1. Snunder. Despite the name, snunder is not a type of thunder but rather a type of rain. It occurs in places that have been subject to some act of public high drama or tragedy and can most easily be distinguished from normal rain by its slightly thicker, stickier texture and its salty taste. It is derived from the spectral mucous of sobbing ghosts. Ghosts are often particularly sentimental, and those ghosts that have no limitations on their travel in space often gather at sites that mean something to them. Note: this is not the gentle drizzle derived from the decorous crying of melancholy phantoms, which can hardly be distinguished from sea-spray. Snunder only occurs in places where sad ghosts are really going for it. Since some ghosts can also travel in time, the unexpected arrival of snunder can also mean that some public tragedy is about to occur; for example, it is rumoured that Princess Diana’s 1997 death in Paris was presaged by a particularly sticky snunder rain.
2. Avioplop. This is the theoretical rainfall that would occur if a sufficiently dense cloud of aircraft above a city all voided their toilet waste at the same time. Needless to say, a rain of avioplop is not a particularly welcome event. Some projections of future aviation demand which have not thought through their premises particularly well suggest that, by 2300, most major conurbations will be subject to avioplop. Little do they know that by 2300 27% of passengers, via a combination of genetic engineering and advanced physics, will have no bladders but instead void directly into a small one-way portal into deep space. Aircraft toilet demand will therefore be significantly reduced and only very flight-dense regions, such as the airspace above Beijing, will be at risk of it.

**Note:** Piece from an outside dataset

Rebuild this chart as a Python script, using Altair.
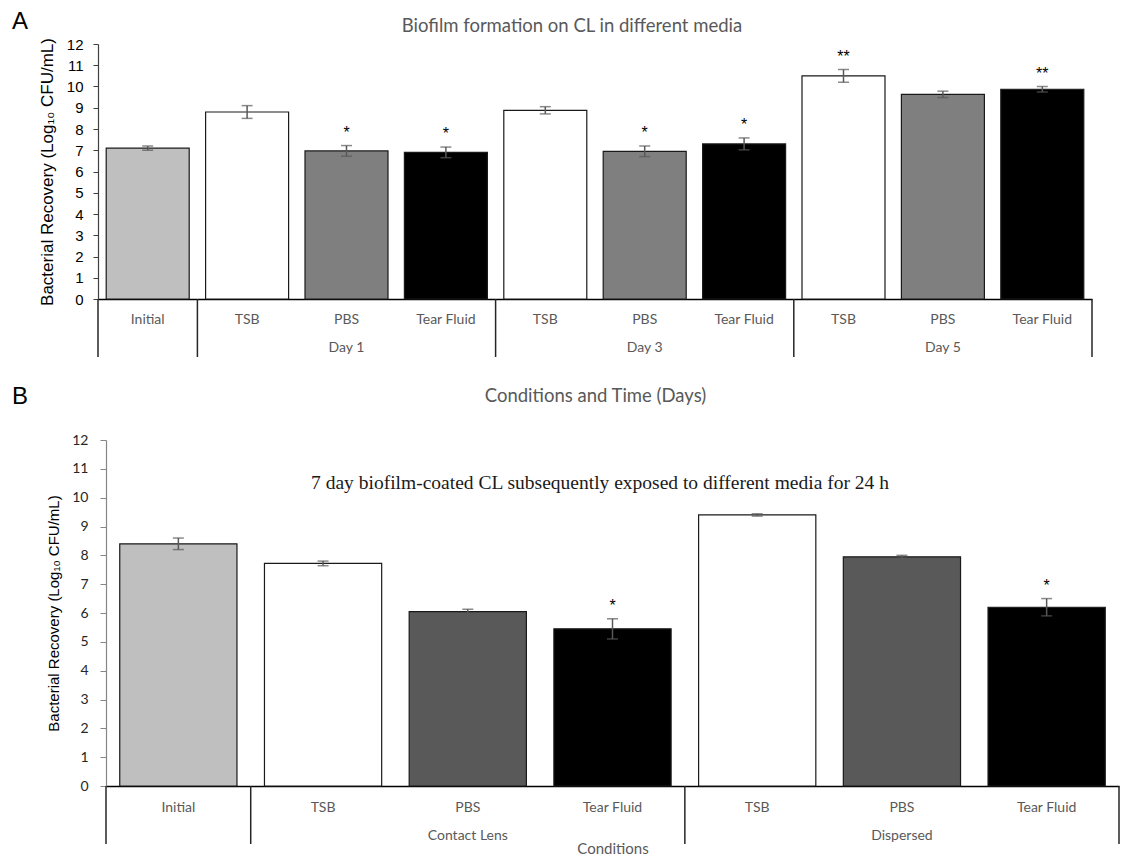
import altair as alt
import pandas as pd

# ---------------- Panel A data ----------------
a_groups = ["", "Day 1", "Day 1", "Day 1", "Day 3", "Day 3", "Day 3", "Day 5", "Day 5", "Day 5"]
a_media = ["Initial", "TSB", "PBS", "Tear Fluid", "TSB", "PBS", "Tear Fluid", "TSB", "PBS", "Tear Fluid"]
a_means = [7.10, 8.80, 6.97, 6.90, 8.88, 6.95, 7.30, 10.50, 9.63, 9.87]
a_errs = [0.10, 0.30, 0.25, 0.25, 0.17, 0.25, 0.28, 0.30, 0.15, 0.13]
a_sig = ["", "", "*", "*", "", "*", "*", "**", "", "**"]

# ---------------- Panel B data ----------------
b_groups = ["", "Contact Lens", "Contact Lens", "Contact Lens", "Dispersed", "Dispersed", "Dispersed"]
b_media = ["Initial", "TSB", "PBS", "Tear Fluid", "TSB", "PBS", "Tear Fluid"]
b_means = [8.40, 7.72, 6.05, 5.45, 9.40, 7.95, 6.20]
b_errs = [0.20, 0.08, 0.08, 0.35, 0.04, 0.05, 0.30]
b_sig = ["", "", "", "*", "", "", "*"]

y_ticks = list(range(13))
media_order = ["Initial", "TSB", "PBS", "Tear Fluid"]
a_palette = ["#bfbfbf", "#ffffff", "#7f7f7f", "#000000"]
b_palette = ["#bfbfbf", "#ffffff", "#595959", "#000000"]

y_title = "Bacterial Recovery (Log\u2081\u2080 CFU/mL)"


def panel(groups, media, means, errs, sig, palette, W, H, band, o):
    ids = [f"{i}|{m}" for i, m in enumerate(media)]
    df = pd.DataFrame({"id": ids, "medium": media, "mean": means, "err": errs, "sig": sig})

    # contiguous runs of groups
    runs = []
    for i, g in enumerate(groups):
        if runs and runs[-1][0] == g:
            runs[-1][1].append(i)
        else:
            runs.append((g, [i]))
    grp_df = pd.DataFrame({
        "id": [ids[r[1][len(r[1]) // 2]] for r in runs if r[0]],
        "group": [r[0] for r in runs if r[0]],
    })
    sep_df = pd.DataFrame({"id": [ids[r[1][0]] for r in runs]})
    end_df = pd.DataFrame({"id": [ids[-1]]})

    xaxis = alt.Axis(
        labelExpr="split(datum.label, '|')[1]", labelAngle=0, ticks=False, tickSize=0,
        labelPadding=o["lpad"], labelBaseline="middle", labelFont="Lato",
        labelFontSize=14, labelColor="#595959", domainColor="#000000", domainWidth=1.5,
        labelOverlap=False,
        title=o["xtitle"], titleFont="Lato", titleFontSize=o["xtsize"], titleFontWeight="normal",
        titleColor="#595959", titleY=o["xtitleY"], titleBaseline="middle",
    )
    xscale = alt.Scale(paddingInner=0, paddingOuter=0)
    x = alt.X("id:N", sort=ids, scale=xscale, axis=xaxis)

    yaxis = alt.Axis(
        values=y_ticks, grid=False, tickSize=o["tsize"], labelPadding=o["ypad"],
        labelOverlap=False,
        labelFont=o["yfont"], labelFontSize=o["yfsize"], labelColor=o["ycolor"],
        domainColor=o["ydom"], tickColor=o["ydom"], domainWidth=1.2,
        title=y_title, titleFont="Liberation Sans", titleFontSize=o["ytsize"],
        titleFontWeight="normal", titleColor="#000000", titleAngle=-90,
        titleX=o["ytitleX"], titleY=H / 2, titleAlign="center", titleBaseline="middle",
    )
    yscale = alt.Scale(domain=[0, 12], nice=False)

    def Y(f):
        return alt.Y(f, scale=yscale, axis=yaxis, title=y_title)

    base = alt.Chart(df).transform_calculate(lo="datum.mean - datum.err", hi="datum.mean + datum.err")

    bars = base.mark_bar(width=alt.RelativeBandSize(band), stroke="#1a1a1a", strokeWidth=1.2).encode(
        x=x, y=Y("mean:Q"),
        color=alt.Color("medium:N", scale=alt.Scale(domain=media_order, range=palette), legend=None),
    )
    err = base.mark_rule(color="#595959", strokeWidth=1.5).encode(x=x, y=Y("lo:Q"), y2="hi:Q")
    cap_lo = base.mark_tick(color="#595959", size=11, thickness=1.5).encode(x=x, y=Y("lo:Q"))
    cap_hi = base.mark_tick(color="#595959", size=11, thickness=1.5).encode(x=x, y=Y("hi:Q"))
    stars = base.mark_text(baseline="bottom", dy=-5, font="Liberation Sans", fontSize=16,
                           color="#000000").encode(x=x, y=Y("hi:Q"), text="sig:N")
    grp = alt.Chart(grp_df).mark_text(baseline="middle", font="Lato", fontSize=14,
                                      color="#595959").encode(
        x=x, y=alt.value(H + o["gpad"]), text="group:N")
    seps = alt.Chart(sep_df).mark_rule(color="#262626", strokeWidth=1.5).encode(
        x=alt.X("id:N", sort=ids, scale=xscale, axis=xaxis, bandPosition=0),
        y=alt.value(H), y2=alt.value(H + 58))
    endsep = alt.Chart(end_df).mark_rule(color="#262626", strokeWidth=1.5).encode(
        x=alt.X("id:N", sort=ids, scale=xscale, axis=xaxis, bandPosition=1),
        y=alt.value(H), y2=alt.value(H + 58))
    letter = alt.Chart(pd.DataFrame({"t": [o["letter"]]})).mark_text(
        align="left", baseline="top", font="Liberation Sans", fontSize=24, color="#000000").encode(
        x=alt.value(o["letterX"]), y=alt.value(o["letterY"]), text="t:N")
    ttl = alt.Chart(pd.DataFrame({"t": [o["title"]]})).mark_text(
        align="center", baseline="middle", font=o["tfont"], fontSize=o["tsz"], color=o["tcolor"]).encode(
        x=alt.value(o["titleX"]), y=alt.value(o["titleY"]), text="t:N")

    return alt.layer(bars, err, cap_lo, cap_hi, stars, grp, seps, endsep, letter, ttl).properties(
        width=W, height=H)


chart_a = panel(a_groups, a_media, a_means, a_errs, a_sig, a_palette, 994, 255, 0.835, dict(
    lpad=20, xtitle="Conditions and Time (Days)", xtsize=18.5, xtitleY=96, tsize=5, ypad=10,
    yfont="Liberation Sans", yfsize=15, ycolor="#000000", ydom="#404040", ytsize=17, ytitleX=-51,
    gpad=49, letter="A", letterX=-86, letterY=-34,
    title="Biofilm formation on CL in different media", tfont="Lato", tsz=18.5, tcolor="#595959",
    titleX=474, titleY=-18,
))

chart_b = panel(b_groups, b_media, b_means, b_errs, b_sig, b_palette, 1013, 346, 0.81, dict(
    lpad=21, xtitle="Conditions", xtsize=15, xtitleY=62, tsize=6, ypad=12,
    yfont="Lato", yfsize=14, ycolor="#262626", ydom="#868686", ytsize=15, ytitleX=-53,
    gpad=50, letter="B", letterX=-94, letterY=-55,
    title="7 day biofilm-coated CL subsequently exposed to different media for 24 h",
    tfont="Liberation Serif", tsz=19.5, tcolor="#1a1a1a", titleX=494, titleY=43,
))

spacer = alt.Chart(pd.DataFrame({"s": [0]})).mark_point(opacity=0).encode(
    x=alt.value(0), y=alt.value(0)).properties(width=8, height=346)

row_b = alt.hconcat(spacer, chart_b, spacing=0, bounds="flush")

chart = alt.vconcat(chart_a, row_b, spacing=141, bounds="flush").resolve_scale(
    x="independent", y="independent", color="independent"
).configure_view(stroke=None).properties(
    padding={"left": 4, "top": 2, "right": 0, "bottom": 0}
)

chart.save("out.html", embed_options={"renderer": "svg", "actions": False})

3. Gin rain. There have in fact been three documented gin rains, as far as we can work out. The first, in rural Texas in 1873, led to a scandalous episode of widespread intoxication. The second and third gin rains occurred in Lusaka in 1950 and in Archangelsk in 2005; less information is available about them. Gin rains are not more widely reported because for some reason governments seem particularly interested in hushing them up. Why governments should be interested in what we assume are the failures of experimental methods of gin production is beyond us. Maybe we should expect the advent of weaponised gin at arms fairs at some point.